The Best Scifi of the Ninetees
29 July 2004 | by DarnocSee all my reviews

This is probably the best Sci-Fi-Film of the Ninetees. Matrix is good, but this film is better. Both deal with the same question: What is reality? Not only was Dark City first, it also handles the subject much better and more adult than Matrix. Also its conclusion is far better than the one of Matrix.

Not only does this film deal with reality, it also deals with humanity, something which lacks Matrix. What makes us humans? To quote Dr. Schreber from the film "Are we more than just the sum of our Experiences?" This film is slowpaced, but not boring at all. And it deserves the title: Dark. The film is dark, "noir" and this gives the film a great atmosphere. The darkness and coldness of the strangers is in contrast to the bright light of the sun created by John Murdoch in the end.

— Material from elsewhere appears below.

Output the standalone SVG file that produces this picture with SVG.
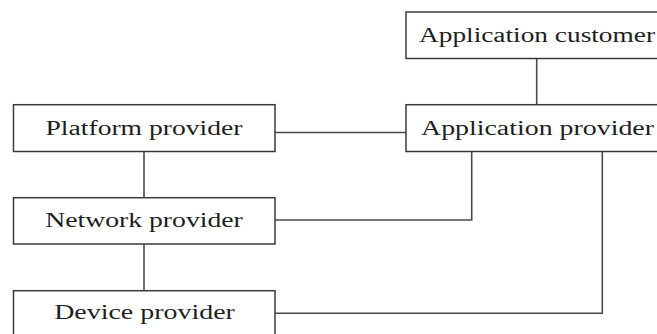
<svg xmlns="http://www.w3.org/2000/svg" width="657" height="334" viewBox="0 0 657 334">
  <style>
    .box { fill: #ffffff; stroke: #3a3a3a; stroke-width: 1.5; }
    .lbl { font-family: "Liberation Serif", "Times New Roman", serif; font-size: 20px; fill: #1e1e1e; text-anchor: middle; }
    .wire { fill: none; stroke: #4a4a4a; stroke-width: 1.6; }
  </style>
  <rect width="657" height="334" fill="#ffffff"/>

  <!-- connectors -->
  <g id="connectors">
    <line class="wire" x1="275" y1="132.5" x2="406" y2="132.5"/>
    <line class="wire" x1="536.7" y1="58.5" x2="536.7" y2="104.7"/>
    <line class="wire" x1="144" y1="151.5" x2="144" y2="197.7"/>
    <line class="wire" x1="144" y1="244" x2="144" y2="290.7"/>
    <polyline class="wire" points="275,220 471.7,220 471.7,151.5"/>
    <polyline class="wire" points="275,313.3 602.3,313.3 602.3,151.5"/>
  </g>

  <!-- nodes -->
  <g id="application-customer">
    <rect class="box" x="406" y="12" width="264" height="46.5"/>
    <text class="lbl" x="537" y="41.5" textLength="236" lengthAdjust="spacingAndGlyphs">Application customer</text>
  </g>
  <g id="platform-provider">
    <rect class="box" x="13.5" y="104.7" width="261.5" height="46.8"/>
    <text class="lbl" x="144" y="135" textLength="197" lengthAdjust="spacingAndGlyphs">Platform provider</text>
  </g>
  <g id="application-provider">
    <rect class="box" x="406" y="104.7" width="264" height="46.8"/>
    <text class="lbl" x="537.5" y="135" textLength="233" lengthAdjust="spacingAndGlyphs">Application provider</text>
  </g>
  <g id="network-provider">
    <rect class="box" x="13.5" y="197.7" width="261.5" height="46.3"/>
    <text class="lbl" x="144" y="227" textLength="197.7" lengthAdjust="spacingAndGlyphs">Network provider</text>
  </g>
  <g id="device-provider">
    <rect class="box" x="13.5" y="290.7" width="261.5" height="46.5"/>
    <text class="lbl" x="144.5" y="319" textLength="180.7" lengthAdjust="spacingAndGlyphs">Device provider</text>
  </g>
</svg>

This film is very philosophic, which I like. The best films are those which help us to think and this one clearly is such a film. Something which is needed in our society of marionettes and idiotic consumers who know more than anyone else before in history but who lack the ability to truly think.

The show down was a little weak, but the film made this up again at the very end with the last meeting between Murdoch and Mr. Hand. I remember Murdoch's words well and he speaks of a truth which is sometimes forgotten: What makes us human is not to be found in our heads, our brains and our minds.